My wife and I are into the fourth season of the J.J. Abrams vehicle for Jennifer Garner, Alias. Two earlier reviews are here and here.
In the second of those reviews, I failed to mention one of the more fascinating pieces of the series: how the characters handle their exposure to great evil. None of them are perfect … to say the least.
The tech consultant, Marshall, comes very close to being the moral anchor of the series. His child-like approach and personality are played for laughs by the writers, but I think there’s something deeper going on with him. He had a huge chivalrous moment in season 2–I think that episode was the highlight for my wife. He has an almost superhuman competence for what he is asked to do: provide the field agents with amazing technology, support, and information. It’s a very definite nod to Bond’s Q and the expertise of Jim Phelps’ team from old tv. But it gives a human face to the show, possibly the most human of anyone. He acts like a younger brother, but the characters rely on him for the very underpinnings of their adventures. Every one of them, and every adventure.

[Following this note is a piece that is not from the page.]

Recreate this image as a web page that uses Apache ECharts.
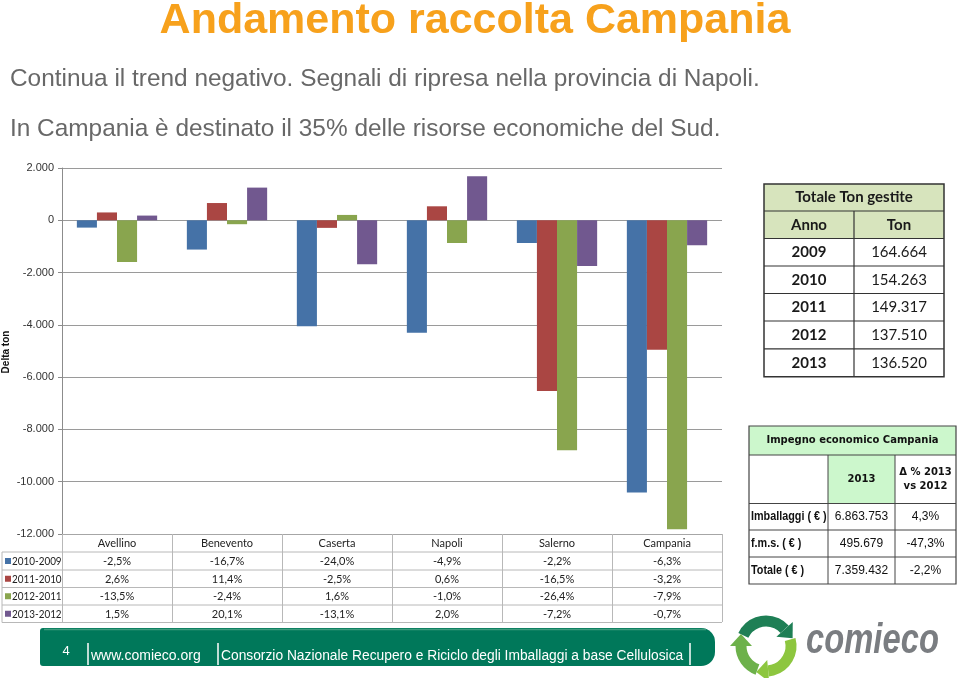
<!DOCTYPE html>
<html><head><meta charset="utf-8">
<script src="https://cdn.jsdelivr.net/npm/echarts@6/dist/echarts.min.js"></script>
<style>html,body{margin:0;padding:0;background:#fff}#c{width:959px;height:678px}</style>
</head><body><div id="c"></div>
<script>
// ---- data ----
const categories = ['Avellino', 'Benevento', 'Caserta', 'Napoli', 'Salerno', 'Campania'];
const seriesNames = ['2010-2009', '2011-2010', '2012-2011', '2013-2012'];
const s2010 = [-280, -1120, -4050, -4300, -870, -10410];
const s2011 = [300, 660, -290, 535, -6530, -4950];
const s2012 = [-1595, -150, 205, -870, -8800, -11820];
const s2013 = [180, 1250, -1680, 1680, -1750, -955];
const pct2010 = ['-2,5%', '-16,7%', '-24,0%', '-4,9%', '-2,2%', '-6,3%'];
const pct2011 = ['2,6%', '11,4%', '-2,5%', '0,6%', '-16,5%', '-3,2%'];
const pct2012 = ['-13,5%', '-2,4%', '1,6%', '-1,0%', '-26,4%', '-7,9%'];
const pct2013 = ['1,5%', '20,1%', '-13,1%', '2,0%', '-7,2%', '-0,7%'];
const yMin = -12000, yMax = 2000, yStep = 2000;
const tonYears = ['2009', '2010', '2011', '2012', '2013'];
const tonValues = ['164.664', '154.263', '149.317', '137.510', '136.520'];
const impRows = ['Imballaggi ( € )', 'f.m.s. ( € )', 'Totale ( € )'];
const imp2013 = ['6.863.753', '495.679', '7.359.432'];
const impDelta = ['4,3%', '-47,3%', '-2,2%'];

const palette = ['#4572A7', '#AA4643', '#89A54E', '#71588F'];
const seriesData = [s2010, s2011, s2012, s2013];
const pctRows = [pct2010, pct2011, pct2012, pct2013];

function fmt(v) {
  const s = Math.abs(v).toString().replace(/\B(?=(\d{3})+(?!\d))/g, '.');
  return (v < 0 ? '-' : '') + s;
}

const chart = echarts.init(document.getElementById('c'));
chart.setOption({
  animation: false,
  color: palette,
  grid: { left: 62, right: 237, top: 168, bottom: 144 },
  xAxis: {
    type: 'category', data: categories,
    axisLine: { onZero: false, lineStyle: { color: '#a6a6a6' } },
    axisTick: { show: true, length: 88, lineStyle: { color: '#b8b8b8' } },
    axisLabel: { interval: 0, margin: 4, color: '#222', fontFamily: 'Lato', fontSize: 11 }
  },
  yAxis: {
    type: 'value', min: yMin, max: yMax, interval: yStep,
    axisLine: { show: true, lineStyle: { color: '#8c8c8c' } },
    axisTick: { show: true, length: 4, lineStyle: { color: '#8c8c8c' } },
    axisLabel: { formatter: fmt, color: '#333', fontFamily: 'Liberation Sans', fontSize: 11, margin: 8 },
    splitLine: { lineStyle: { color: '#9a9a9a' } }
  },
  series: seriesData.map((d, i) => ({
    type: 'bar', name: seriesNames[i], data: d, barGap: '0%', barCategoryGap: '27%'
  }))
});

// ---- decorations ----
const els = [];
function rect(x, y, w, h, fill, stroke, lw, r) {
  els.push({ type: 'rect', shape: { x, y, width: w, height: h, r: r || 0 },
    style: { fill: fill || 'none', stroke: stroke || 'none', lineWidth: lw || 0 }, z: 10 });
}
function line(x1, y1, x2, y2, stroke, lw) {
  els.push({ type: 'line', shape: { x1, y1, x2, y2 }, style: { stroke, lineWidth: lw || 1 }, z: 11 });
}
function text(str, x, y, font, fill, align, valign, extra) {
  els.push(Object.assign({ type: 'text', x, y, z: 12,
    style: { text: str, font, fill, textAlign: align || 'left', textVerticalAlign: valign || 'middle', lineHeight: 14 } }, extra || {}));
}

// Title & subtitles
text('Andamento raccolta Campania', 475, 21, 'bold 43px "Liberation Sans", Arial, sans-serif', '#F7A11C', 'center');
text('Continua il trend negativo. Segnali di ripresa nella provincia di Napoli.', 10, 79, '24.4px "Liberation Sans", Arial, sans-serif', '#686868');
text('In Campania è destinato il 35% delle risorse economiche del Sud.', 10, 129, '24.4px "Liberation Sans", Arial, sans-serif', '#686868');

// Axis name
text('Delta ton', 6, 352, 'bold 10px "Liberation Sans", Arial, sans-serif', '#111', 'center', 'middle', { rotation: Math.PI / 2 });

// Data table under chart
const rowLines = [552, 570, 587.5, 605, 622.5];
const tableRight = 722;
rowLines.forEach(y => line(2, y, tableRight, y, '#b8b8b8', 1));
line(2, rowLines[0], 2, rowLines[4], '#b8b8b8', 1);
const colX = categories.map(c => chart.convertToPixel({ xAxisIndex: 0 }, c));
for (let r = 0; r < 4; r++) {
  const cy = (rowLines[r] + rowLines[r + 1]) / 2;
  rect(5, cy - 3, 6, 6, palette[r]);
  text(seriesNames[r], 12, cy + 0.5, '11px Lato, sans-serif', '#222', 'left', 'middle', { scaleX: 0.9, originX: 0 });
  pctRows[r].forEach((p, i) => text(p, colX[i], cy + 0.5, '11px Lato, sans-serif', '#222', 'center'));
}

// Table 1: Totale Ton gestite
const t1L = 764, t1R = 944, t1M = 854;
const t1Rows = [184, 211, 238.5, 266, 293.5, 321, 348.8, 376.8];
rect(t1L, t1Rows[0], t1R - t1L, t1Rows[2] - t1Rows[0], '#D7E4BD');
for (let i = 1; i < t1Rows.length - 1; i++) line(t1L, t1Rows[i], t1R, t1Rows[i], '#333', 1.2);
line(t1M, t1Rows[1], t1M, t1Rows[7], '#333', 1.2);
rect(t1L, t1Rows[0], t1R - t1L, t1Rows[7] - t1Rows[0], null, '#333', 1.5);
text('Totale Ton gestite', (t1L + t1R) / 2, (t1Rows[0] + t1Rows[1]) / 2, 'bold 15px Lato, sans-serif', '#1a1a1a', 'center');
text('Anno', (t1L + t1M) / 2, (t1Rows[1] + t1Rows[2]) / 2, 'bold 15px Lato, sans-serif', '#1a1a1a', 'center');
text('Ton', (t1M + t1R) / 2, (t1Rows[1] + t1Rows[2]) / 2, 'bold 15px Lato, sans-serif', '#1a1a1a', 'center');
tonYears.forEach((yr, i) => {
  const cy = (t1Rows[i + 2] + t1Rows[i + 3]) / 2;
  text(yr, (t1L + t1M) / 2, cy, 'bold 15px Lato, sans-serif', '#1a1a1a', 'center');
  text(tonValues[i], (t1M + t1R) / 2, cy, '15px Lato, sans-serif', '#1a1a1a', 'center');
});

// Table 2: Impegno economico Campania
const t2L = 749, t2R = 956, t2C1 = 828, t2C2 = 895;
const t2Rows = [426, 455, 503.5, 530, 557, 584];
rect(t2L, t2Rows[0], t2R - t2L, t2Rows[1] - t2Rows[0], '#CCF7CC');
rect(t2C1, t2Rows[1], t2C2 - t2C1, t2Rows[2] - t2Rows[1], '#CCF7CC');
for (let i = 1; i < t2Rows.length - 1; i++) line(t2L, t2Rows[i], t2R, t2Rows[i], '#444', 1);
line(t2C1, t2Rows[1], t2C1, t2Rows[5], '#444', 1);
line(t2C2, t2Rows[1], t2C2, t2Rows[5], '#444', 1);
rect(t2L, t2Rows[0], t2R - t2L, t2Rows[5] - t2Rows[0], null, '#444', 1.2);
text('Impegno economico Campania', (t2L + t2R) / 2, (t2Rows[0] + t2Rows[1]) / 2, 'bold 10px "DejaVu Sans", sans-serif', '#111', 'center');
text('2013', (t2C1 + t2C2) / 2, (t2Rows[1] + t2Rows[2]) / 2, 'bold 10px "DejaVu Sans", sans-serif', '#111', 'center');
text('Δ % 2013\nvs 2012', (t2C2 + t2R) / 2, (t2Rows[1] + t2Rows[2]) / 2, 'bold 10px "DejaVu Sans", sans-serif', '#111', 'center');
impRows.forEach((lab, i) => {
  const cy = (t2Rows[i + 2] + t2Rows[i + 3]) / 2;
  text(lab, t2L + 2, cy, 'bold 12px "Liberation Sans Narrow", "Liberation Sans", sans-serif', '#111', 'left', 'middle', { scaleX: 0.9, originX: 0 });
  text(imp2013[i], (t2C1 + t2C2) / 2, cy, '12px "Liberation Sans Narrow", "Liberation Sans", sans-serif', '#111', 'center');
  text(impDelta[i], (t2C2 + t2R) / 2, cy, '12px "Liberation Sans Narrow", "Liberation Sans", sans-serif', '#111', 'center');
});

// Footer bar
rect(40, 628, 675, 38, '#00785A', null, 0, [3, 14, 14, 3]);
line(44, 629.5, 706, 629.5, '#3E9C7E', 1.5);
text('4', 66, 651, '13px "Liberation Sans", Arial, sans-serif', '#fff', 'center');
[88, 218, 690].forEach(x => line(x, 643, x, 665, '#fff', 1.5));
text('www.comieco.org', 91, 656, '14px "Liberation Sans", Arial, sans-serif', '#fff');
text('Consorzio Nazionale Recupero e Riciclo degli Imballaggi a base Cellulosica', 221, 656, '14px "Liberation Sans", Arial, sans-serif', '#fff', 'left', 'middle', { scaleX: 0.985, originX: 0 });

// Logo: recycle arrows
const lc = [766, 646], lr = 25;
function arcArrow(a0, a1, color) {
  const A0 = a0 * Math.PI / 180, A1 = a1 * Math.PI / 180;
  els.push({ type: 'arc', shape: { cx: lc[0], cy: lc[1], r: lr, startAngle: A0, endAngle: A1, clockwise: true },
    style: { stroke: color, lineWidth: 11, fill: 'none' }, z: 10 });
  const px = lc[0] + lr * Math.cos(A1), py = lc[1] + lr * Math.sin(A1);
  const tx = -Math.sin(A1), ty = Math.cos(A1);
  const nx = Math.cos(A1), ny = Math.sin(A1);
  els.push({ type: 'polygon', shape: { points: [
    [px + nx * 11, py + ny * 11], [px - nx * 11, py - ny * 11], [px + tx * 12, py + ty * 12]] },
    style: { fill: color }, z: 10 });
}
arcArrow(205, 318, '#1E7F55');
arcArrow(345, 85, '#8DC63F');
arcArrow(110, 180, '#6DB14B');
text('comieco', 806, 641, 'italic bold 42px "Liberation Sans", Arial, sans-serif', '#7A7D81', 'left', 'middle', { scaleX: 0.78, originX: 0 });

chart.setOption({ graphic: { elements: els } });
</script>
</body></html>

As for the return of the antagonist to a position of a good-guy authority in season four, I have to say it stretches credibility to the limit, and beyond. It’s like Mr Abrams resolved one of his big plot arcs, then said, “Oops! We have this dude under contract. What are we going to do now?”
The other flaw in season four is dipping too often into the X-Files weird stuff. Maybe the show’s braintrust felt that after three years of international terrorism they got bored. Maybe there’s nothing wrong with a simple adventure-of-the-week and leave it at that. I will give the show’s producers a hat tip for the willingness to experiment. I may think this show has slipped to a C-plus by the times the episodes reached number 80, but there is still an occasional sparkling moment. Two bits they did handle well: Vaughn’s anguish after the death of his wife (especially in the episode where he masquerades as a priest) and Sydney’s counterpart Anna Espinosa. That last woman is full of menace, and brings more to the season four table in one episode than Über Baddie Arvin Sloane does in a whole season.
Getting back to the encounter with evil … I know this show concluded after five seasons. What interests me most is this question: Will the good guys still be good at the end? How far will the corruption sink in? What I know: I wouldn’t want to be exposed to this week after week.